— start SOURCE MATERIAL —

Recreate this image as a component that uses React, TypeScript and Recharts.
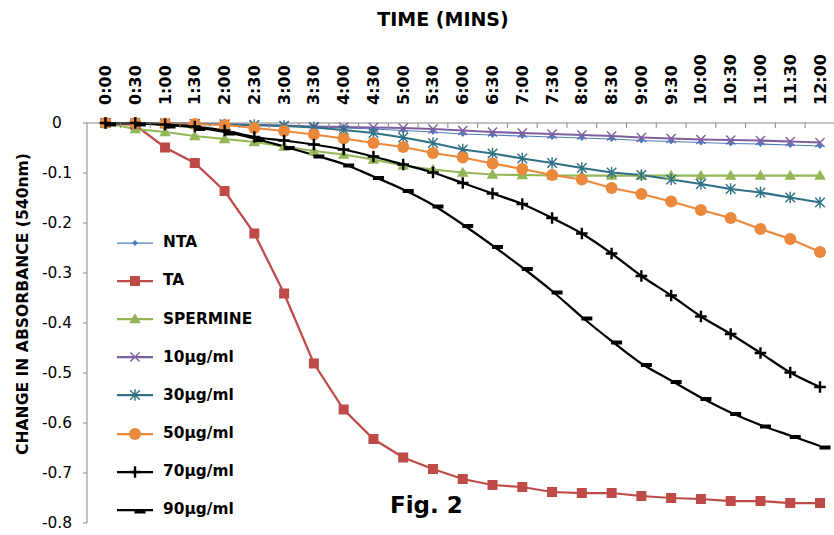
import React from "react";
import { LineChart, Line, XAxis, YAxis, Legend } from "recharts";

// Sampling times (mm:ss style labels, every 30 s up to 12 min)
const times = [
  "0:00", "0:30", "1:00", "1:30", "2:00", "2:30", "3:00", "3:30", "4:00",
  "4:30", "5:00", "5:30", "6:00", "6:30", "7:00", "7:30", "8:00", "8:30",
  "9:00", "9:30", "10:00", "10:30", "11:00", "11:30", "12:00",
];

// Change in absorbance at 540 nm for each treatment
const nta = [0, 0, -0.001, -0.002, -0.003, -0.005, -0.006, -0.008, -0.01, -0.012, -0.015, -0.018, -0.022, -0.024, -0.026, -0.028, -0.03, -0.032, -0.035, -0.037, -0.039, -0.041, -0.042, -0.044, -0.046];
const ta = [0, -0.004, -0.049, -0.08, -0.136, -0.221, -0.341, -0.481, -0.573, -0.632, -0.669, -0.692, -0.712, -0.724, -0.728, -0.738, -0.74, -0.74, -0.746, -0.75, -0.752, -0.756, -0.756, -0.76, -0.76];
const spermine = [0, -0.012, -0.018, -0.026, -0.032, -0.038, -0.047, -0.056, -0.063, -0.073, -0.085, -0.093, -0.099, -0.103, -0.104, -0.105, -0.105, -0.105, -0.105, -0.105, -0.105, -0.105, -0.105, -0.105, -0.105];
const dose10 = [0, 0, 0, -0.001, -0.002, -0.004, -0.005, -0.007, -0.008, -0.009, -0.01, -0.012, -0.015, -0.018, -0.02, -0.022, -0.024, -0.026, -0.029, -0.031, -0.033, -0.034, -0.035, -0.037, -0.039];
const dose30 = [0, 0, -0.001, -0.002, -0.003, -0.004, -0.006, -0.009, -0.014, -0.02, -0.029, -0.04, -0.053, -0.061, -0.071, -0.08, -0.09, -0.099, -0.104, -0.113, -0.122, -0.132, -0.139, -0.149, -0.159];
const dose50 = [0, 0, -0.001, -0.002, -0.004, -0.01, -0.016, -0.023, -0.031, -0.04, -0.048, -0.06, -0.069, -0.081, -0.092, -0.104, -0.113, -0.13, -0.142, -0.157, -0.174, -0.19, -0.212, -0.232, -0.258];
const dose70 = [0, 0, -0.003, -0.007, -0.015, -0.028, -0.035, -0.043, -0.053, -0.067, -0.083, -0.099, -0.12, -0.141, -0.162, -0.19, -0.221, -0.261, -0.306, -0.345, -0.387, -0.422, -0.46, -0.499, -0.528];
const dose90 = [0, 0, -0.004, -0.009, -0.018, -0.031, -0.047, -0.064, -0.082, -0.107, -0.133, -0.164, -0.203, -0.245, -0.289, -0.336, -0.388, -0.436, -0.481, -0.515, -0.549, -0.579, -0.604, -0.625, -0.646];

const yTicks = [0, -0.1, -0.2, -0.3, -0.4, -0.5, -0.6, -0.7, -0.8];

type MarkerKind = "diamond" | "square" | "triangle" | "x" | "star" | "circle" | "plus" | "dash";

interface SeriesDef {
  key: string;
  name: string;
  values: number[];
  color: string;
  width: number;
  marker: MarkerKind;
  curve: "linear" | "monotone";
}

const SERIES: SeriesDef[] = [
  { key: "nta", name: "NTA", values: nta, color: "#4A7EBB", width: 1.25, marker: "diamond", curve: "linear" },
  { key: "ta", name: "TA", values: ta, color: "#BE4B48", width: 2.25, marker: "square", curve: "linear" },
  { key: "spermine", name: "SPERMINE", values: spermine, color: "#93B657", width: 2.25, marker: "triangle", curve: "linear" },
  { key: "d10", name: "10µg/ml", values: dose10, color: "#7D5FA0", width: 2.25, marker: "x", curve: "linear" },
  { key: "d30", name: "30µg/ml", values: dose30, color: "#2E7185", width: 2.25, marker: "star", curve: "linear" },
  { key: "d50", name: "50µg/ml", values: dose50, color: "#EA893C", width: 2.25, marker: "circle", curve: "linear" },
  { key: "d70", name: "70µg/ml", values: dose70, color: "#000000", width: 2.25, marker: "plus", curve: "monotone" },
  { key: "d90", name: "90µg/ml", values: dose90, color: "#000000", width: 2.25, marker: "dash", curve: "monotone" },
];

const data = times.map((time, i) => {
  const row: Record<string, string | number> = { time };
  SERIES.forEach((s) => {
    row[s.key] = s.values[i];
  });
  return row;
});

const FONT = "'DejaVu Sans', sans-serif";
const AXIS = "#868686";

const W = 834;
const H = 535;
const Y_AXIS_W = 87;
const X_AXIS_H = 123;
const PAD_L = 18.5;
const PAD_R = 14;
const STEP = (W - Y_AXIS_W - PAD_L - PAD_R) / (times.length - 1);

function Marker({ kind, cx, cy, color }: { kind: MarkerKind; cx: number; cy: number; color: string }) {
  switch (kind) {
    case "diamond": {
      const r = 3;
      return <path d={`M${cx},${cy - r}L${cx + r},${cy}L${cx},${cy + r}L${cx - r},${cy}Z`} fill={color} />;
    }
    case "square": {
      const s = 5;
      return <rect x={cx - s} y={cy - s} width={2 * s} height={2 * s} fill={color} />;
    }
    case "triangle":
      return <path d={`M${cx},${cy - 5.8}L${cx + 5.8},${cy + 4.3}L${cx - 5.8},${cy + 4.3}Z`} fill={color} />;
    case "x": {
      const r = 4.6;
      return (
        <path d={`M${cx - r},${cy - r}L${cx + r},${cy + r}M${cx - r},${cy + r}L${cx + r},${cy - r}`} stroke={color} strokeWidth={1.4} fill="none" />
      );
    }
    case "star": {
      const r = 4.8;
      return (
        <path
          d={`M${cx - r},${cy - r}L${cx + r},${cy + r}M${cx - r},${cy + r}L${cx + r},${cy - r}M${cx},${cy - r - 1}L${cx},${cy + r + 1}`}
          stroke={color}
          strokeWidth={1.4}
          fill="none"
        />
      );
    }
    case "circle":
      return <circle cx={cx} cy={cy} r={6} fill={color} />;
    case "plus": {
      const r = 5.8;
      return <path d={`M${cx - r},${cy}L${cx + r},${cy}M${cx},${cy - r}L${cx},${cy + r}`} stroke={color} strokeWidth={2.4} fill="none" />;
    }
    case "dash":
      return <rect x={cx - 0.5} y={cy - 0.5} width={11} height={4} fill={color} />;
    default:
      return null;
  }
}

function TimeTick(props: any) {
  const { x, y, payload, index } = props;
  const ty = y - 18;
  return (
    <g>
      <text
        x={x}
        y={ty}
        transform={`rotate(-90 ${x} ${ty})`}
        textAnchor="start"
        dominantBaseline="central"
        fontFamily={FONT}
        fontWeight={700}
        fontSize={16}
        fill="#000"
      >
        {payload.value}
      </text>
      {index > 0 && <line x1={x - STEP / 2} x2={x - STEP / 2} y1={y} y2={y + 5} stroke={AXIS} strokeWidth={1} />}
    </g>
  );
}

function LegendBox() {
  return (
    <div style={{ fontFamily: FONT, fontWeight: 700, fontSize: 15.4, color: "#000" }}>
      {SERIES.map((s) => (
        <div key={s.key} style={{ height: 38.1, display: "flex", alignItems: "center" }}>
          <svg width={36} height={16} style={{ overflow: "visible", flex: "none" }}>
            <line x1={0} x2={36} y1={8} y2={8} stroke={s.color} strokeWidth={s.width} />
            <Marker kind={s.marker} cx={18} cy={8} color={s.color} />
          </svg>
          <span style={{ marginLeft: 10, lineHeight: 1, whiteSpace: "nowrap" }}>{s.name}</span>
        </div>
      ))}
    </div>
  );
}

export default function App() {
  return (
    <div style={{ position: "absolute", left: 0, top: 0, width: W, height: H, background: "#fff" }}>
      <LineChart width={W} height={H} data={data} margin={{ top: 0, right: 0, bottom: 12, left: 0 }}>
        <XAxis
          dataKey="time"
          orientation="top"
          height={X_AXIS_H}
          interval={0}
          padding={{ left: PAD_L, right: PAD_R }}
          tickLine={false}
          tickSize={0}
          tickMargin={0}
          axisLine={{ stroke: AXIS, strokeWidth: 1 }}
          tick={(p: any) => <TimeTick {...p} />}
          label={{
            value: "TIME (MINS)",
            content: () => (
              <text x={443} y={26} textAnchor="middle" fontFamily={FONT} fontWeight={700} fontSize={19} fill="#000">
                TIME (MINS)
              </text>
            ),
          }}
        />
        <YAxis
          type="number"
          domain={[-0.8, 0]}
          ticks={yTicks}
          interval={0}
          width={Y_AXIS_W}
          tickSize={4}
          tickMargin={26}
          axisLine={{ stroke: AXIS, strokeWidth: 1 }}
          tickLine={{ stroke: AXIS, strokeWidth: 1 }}
          tick={{ textAnchor: "middle", fill: "#000", fontSize: 15.4, fontFamily: FONT }}
          tickFormatter={(v: number) => (v === 0 ? "0" : v.toFixed(1))}
          label={{
            value: "CHANGE IN ABSORBANCE (540nm)",
            content: () => (
              <text
                x={28}
                y={304}
                transform="rotate(-90 28 304)"
                textAnchor="middle"
                fontFamily={FONT}
                fontWeight={700}
                fontSize={15.6}
                fill="#000"
              >
                CHANGE IN ABSORBANCE (540nm)
              </text>
            ),
          }}
        />
        <Legend
          layout="vertical"
          align="center"
          verticalAlign="middle"
          content={() => <LegendBox />}
          wrapperStyle={{ position: "absolute", left: 117, top: 224, width: 220, height: 305 }}
        />
        {SERIES.map((s) => (
          <Line
            key={s.key}
            dataKey={s.key}
            name={s.name}
            type={s.curve}
            stroke={s.color}
            strokeWidth={s.width}
            isAnimationActive={false}
            dot={(p: any) => <Marker key={`${s.key}-${p.index}`} kind={s.marker} cx={p.cx} cy={p.cy} color={s.color} />}
            activeDot={false}
          />
        ))}
        <text x={390} y={513} fontFamily={FONT} fontWeight={700} fontSize={23} fill="#000">
          Fig. 2
        </text>
      </LineChart>
    </div>
  );
}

— end SOURCE MATERIAL —

## EXERCISE INSTRUCTIONS
Could the lines from the top of the material through the line with "XAxis, YAxis, Legend" be repeated exactly, pictures left out?

## THE ANSWER
Recreate this image as a component that uses React, TypeScript and Recharts.
import React from "react";
import { LineChart, Line, XAxis, YAxis, Legend } from "recharts";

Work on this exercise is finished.